Allison Schnable is a visiting faculty member at SPIA and Assistant Professor in the O’Neill School of Public and Environmental Affairs, Indiana University

Monday, 1:30-4:00 PM - Nolan McCarty

The past several years have been a time for reflection about the state of American politics and its current deep ideological, cultural, racial, regional, and economic divisions. One aspect that the contemporary discussions often miss is that these fissures have been opening over several decades and are deeply rooted in the structure of American politics and society. Indeed, long before the historically divisive presidential elections of 2016 and 2020, the polarization of American politics has been an important concern of scholars, journalists, and elected officials.

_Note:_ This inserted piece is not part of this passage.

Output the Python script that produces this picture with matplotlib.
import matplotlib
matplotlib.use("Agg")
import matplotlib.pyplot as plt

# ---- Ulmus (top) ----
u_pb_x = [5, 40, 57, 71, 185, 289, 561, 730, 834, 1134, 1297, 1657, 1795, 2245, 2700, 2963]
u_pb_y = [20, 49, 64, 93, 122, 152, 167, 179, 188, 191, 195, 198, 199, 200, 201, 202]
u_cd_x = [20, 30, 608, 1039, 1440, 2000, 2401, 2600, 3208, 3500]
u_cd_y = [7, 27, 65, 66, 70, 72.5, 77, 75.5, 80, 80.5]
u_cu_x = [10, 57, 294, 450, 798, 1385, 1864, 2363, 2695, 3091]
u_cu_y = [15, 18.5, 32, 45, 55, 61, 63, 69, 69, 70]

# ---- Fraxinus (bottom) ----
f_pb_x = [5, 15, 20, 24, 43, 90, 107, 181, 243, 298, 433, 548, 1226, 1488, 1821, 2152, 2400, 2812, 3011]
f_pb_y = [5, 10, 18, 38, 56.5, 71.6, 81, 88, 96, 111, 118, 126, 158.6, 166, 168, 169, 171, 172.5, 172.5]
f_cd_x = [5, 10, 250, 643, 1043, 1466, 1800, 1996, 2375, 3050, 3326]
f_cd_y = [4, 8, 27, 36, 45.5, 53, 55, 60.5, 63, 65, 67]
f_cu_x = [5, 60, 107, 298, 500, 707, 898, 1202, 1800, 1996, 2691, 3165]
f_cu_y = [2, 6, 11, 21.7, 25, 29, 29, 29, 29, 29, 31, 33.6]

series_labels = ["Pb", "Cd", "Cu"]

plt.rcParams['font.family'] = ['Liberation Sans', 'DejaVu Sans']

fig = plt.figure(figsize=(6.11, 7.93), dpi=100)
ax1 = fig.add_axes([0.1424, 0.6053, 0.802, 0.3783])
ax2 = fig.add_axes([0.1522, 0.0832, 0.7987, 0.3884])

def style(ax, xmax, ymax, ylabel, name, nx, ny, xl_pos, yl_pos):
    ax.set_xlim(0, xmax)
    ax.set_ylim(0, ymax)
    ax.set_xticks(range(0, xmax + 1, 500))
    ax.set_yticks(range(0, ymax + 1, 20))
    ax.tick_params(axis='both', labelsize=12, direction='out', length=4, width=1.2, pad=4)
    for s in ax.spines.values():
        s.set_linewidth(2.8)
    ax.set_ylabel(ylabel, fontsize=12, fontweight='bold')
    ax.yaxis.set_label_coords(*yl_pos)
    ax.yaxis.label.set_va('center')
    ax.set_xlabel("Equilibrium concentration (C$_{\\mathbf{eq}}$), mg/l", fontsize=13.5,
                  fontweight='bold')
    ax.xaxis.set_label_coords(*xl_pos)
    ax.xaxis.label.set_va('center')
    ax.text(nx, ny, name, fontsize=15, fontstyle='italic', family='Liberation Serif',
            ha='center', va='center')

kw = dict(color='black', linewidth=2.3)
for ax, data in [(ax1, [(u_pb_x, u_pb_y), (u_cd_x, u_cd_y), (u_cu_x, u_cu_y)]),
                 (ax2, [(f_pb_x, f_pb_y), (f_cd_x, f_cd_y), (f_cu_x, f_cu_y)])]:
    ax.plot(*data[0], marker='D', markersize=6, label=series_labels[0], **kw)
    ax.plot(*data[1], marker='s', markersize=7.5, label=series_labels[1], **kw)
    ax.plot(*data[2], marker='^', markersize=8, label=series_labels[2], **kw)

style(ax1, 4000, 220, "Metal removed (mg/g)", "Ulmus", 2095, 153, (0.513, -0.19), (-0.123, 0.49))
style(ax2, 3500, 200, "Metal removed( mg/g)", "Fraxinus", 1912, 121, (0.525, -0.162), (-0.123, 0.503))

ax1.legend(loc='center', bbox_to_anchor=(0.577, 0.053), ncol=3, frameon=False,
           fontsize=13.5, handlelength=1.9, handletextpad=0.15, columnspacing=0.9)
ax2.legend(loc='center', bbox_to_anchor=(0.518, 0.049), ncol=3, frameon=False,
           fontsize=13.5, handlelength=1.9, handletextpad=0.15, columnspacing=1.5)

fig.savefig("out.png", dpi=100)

In this seminar, we will examine the polarizing dynamics which have played out over the past forty years. In doing so, we will carefully parse several related trends related to policy disagreement, ideological conflict, and extreme partisanship.  Special attention will be paid to the roles of economic inequality, social and cultural change, and racial and ethnic conflicts.  We will also critically examine several alleged institutional causes such as those related the US electoral and campaign finance systems as well as the impact of changes in the political media environment. Finally, we will discuss the impact of polarization on American democracy and the quality of governance.

The seminar will also use the substantive debates about political polarization to help the students see how modern social scientific methods and theories can help illuminate important questions of social concern.  Students will have the opportunity to combine historical analysis with quantitative data to develop a research project related to some aspect of political polarization in the United States.

Nolan McCarty is the Susan Dod Brown Professor of Politics and Public Affairs and the Director of the Center for Data-Driven Social Science.